Member of the Mississippi State Senate from the 30th district
- In office January 1952 – November 7, 1960
- Preceded by: Oscar O. Wolfe
- Succeeded by: William B. Alexander Jr.

Personal details
- Born: February 25, 1894 Birmingham, Alabama, U.S.
- Died: November 7, 1960 (aged 66) Cleveland, Mississippi, U.S.
- Party: Democratic
- Children: 5

= W. B. Alexander Sr. =

American politician

William Brooks Alexander Sr. (February 25, 1894 - November 7, 1960) was an American politician. He represented Bolivar County in the Mississippi State Senate from 1952 to his death in 1960.

== Biography ==
William Brooks Alexander Sr. was born on February 25, 1894, in Birmingham, Alabama. He had a brother, R. D. Alexander, and a sister, Marguerite Alexander. He attended the Virginia Military Institute, graduating in 1916. Alexander became a Colonel in the Mississippi State Guard. Starting in 1929, Alexander practiced law in Cleveland, Mississippi.

=== 1951-1955 ===
In 1951, Alexander, a resident of Boyle, Mississippi, was elected to represent the 30th District (Bolivar County) in the Mississippi State Senate for the 1952–1956 term.
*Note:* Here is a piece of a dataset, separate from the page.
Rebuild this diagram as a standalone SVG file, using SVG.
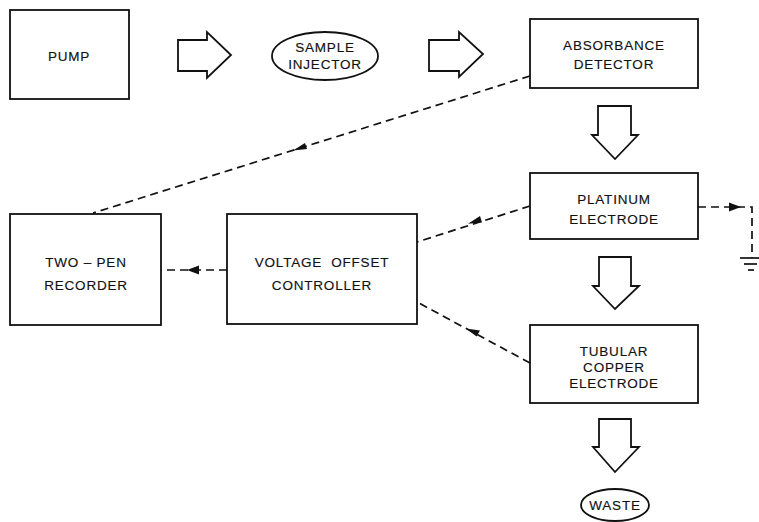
<svg xmlns="http://www.w3.org/2000/svg" width="759" height="522" viewBox="0 0 759 522">
<defs>
<style>
.box{fill:none;stroke:#111;stroke-width:1.8}
.flow{fill:#fff;stroke:#111;stroke-width:1.8;stroke-linejoin:miter}
.dash{fill:none;stroke:#111;stroke-width:1.7;stroke-dasharray:8 5}
.solid{fill:none;stroke:#111;stroke-width:1.7}
.ah{fill:#111;stroke:none}
text{font-family:"Liberation Sans",Arial,sans-serif;font-size:13.5px;letter-spacing:0.8px;fill:#111;stroke:#111;stroke-width:0.15;text-anchor:middle;white-space:pre}
</style>
</defs>
<rect width="759" height="522" fill="#fff"/>

<g id="pump"><rect class="box" x="10" y="10" width="119" height="89"/><text x="69" y="61">PUMP</text></g>
<g id="sample-injector"><ellipse class="box" cx="325" cy="56" rx="53" ry="24"/><text x="325" y="52">SAMPLE</text><text x="325" y="69">INJECTOR</text></g>
<g id="absorbance-detector"><rect class="box" x="530" y="19" width="168" height="69"/><text x="614" y="50">ABSORBANCE</text><text x="614" y="69">DETECTOR</text></g>
<g id="platinum-electrode"><rect class="box" x="530" y="173" width="168" height="66"/><text x="614" y="204">PLATINUM</text><text x="614" y="224">ELECTRODE</text></g>
<g id="tubular-copper-electrode"><rect class="box" x="530" y="325" width="168" height="78"/><text x="614" y="356">TUBULAR</text><text x="614" y="372">COPPER</text><text x="614" y="388">ELECTRODE</text></g>
<g id="waste"><ellipse class="box" cx="615" cy="505" rx="34" ry="16"/><text x="615" y="510">WASTE</text></g>
<g id="two-pen-recorder"><rect class="box" x="10" y="214" width="151" height="111"/><text x="86" y="267">TWO – PEN</text><text x="86" y="290">RECORDER</text></g>
<g id="voltage-offset-controller"><rect class="box" x="227" y="214" width="190" height="110"/><text x="322" y="267" xml:space="preserve">VOLTAGE  OFFSET</text><text x="322" y="290">CONTROLLER</text></g>
<g id="ground"><line class="solid" x1="740" y1="258" x2="759" y2="258"/><line class="solid" x1="744" y1="264" x2="757" y2="264"/><line class="solid" x1="748" y1="270" x2="754" y2="270"/></g>

<g id="connectors">
<path class="flow" d="M178,40 H207 V32 L231,55 L207,78 V71 H178 Z"/>
<path class="flow" d="M429,40 H459 V32 L483,54 L459,77 V71 H429 Z"/>
<path class="flow" d="M598,106 H631 V135 H638 L615,159 L592,135 H598 Z"/>
<path class="flow" d="M599,257 H631 V286 H639 L615,309 L593,286 H599 Z"/>
<path class="flow" d="M599,419 H631 V447 H639 L615,472 L593,447 H599 Z"/>

<line class="dash" x1="530" y1="76" x2="93" y2="213"/>
<path class="ah" d="M293,150.6 L305,143 L307,149 Z"/>
<line class="dash" x1="227" y1="270" x2="161" y2="270"/>
<path class="ah" d="M187,270 L199,265.5 L199,274.5 Z"/>
<line class="dash" x1="530" y1="206" x2="417" y2="242"/>
<path class="ah" d="M468,223.7 L480,216 L482,222.5 Z"/>
<line class="dash" x1="530" y1="363" x2="417" y2="302"/>
<path class="ah" d="M466,328.5 L480,330.5 L476.5,336.5 Z"/>
<path class="dash" d="M698,207 H752 V258"/>
<path class="ah" d="M741,207 L729,202.5 L729,211.5 Z"/>
</g>
</svg>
During this term, Adams was the Chairman of the Senate's Penitentiary and Prisons Committee and the Vice Chairman of the Military Affairs Committee. He also served on the following committees: Insurance; Judiciary; Juvenile Delinquency & Child Welfare; Levees; Railroads & Franchises; and University & Colleges.

=== 1955-1960 ===
In 1955, Alexander was re-elected to represent the 30th District for the 1956–1960 term. During this term, Alexander was once again the Chairman of the Penitentiary Committee and Vice Chairman of the Military Affairs Committee. He also served on the Insurance; Judiciary; Labor; State Library; Transportation; and University & Colleges committees. In 1959, Adams was once again re-elected to the Senate to serve the 1960–1964 term. During this term, Alexander was the Chairman of the Judiciary Committee, and Vice Chairman of the Executive Contingent Fund Committee. While still in office, Adams died of a heart attack on the night of November 7, 1960. He was succeeded in the Senate by his son, William Brooks Alexander Jr.

== Personal life ==
Alexander was a Baptist. He was also a member of the Scottish Rite of the Freemasons.

He was married to Vivien Burns (August 27, 1897 - November 4, 1993). They had five children: Vivien A. (Alexander) Barbee (1918–2001), William Brooks Jr. (1921–2006), Richard Davison (1924–2014), Narcissa (Alexander) Richardson, and Antoinette (Alexander) Myers. By 1960, he had 17 grandchildren.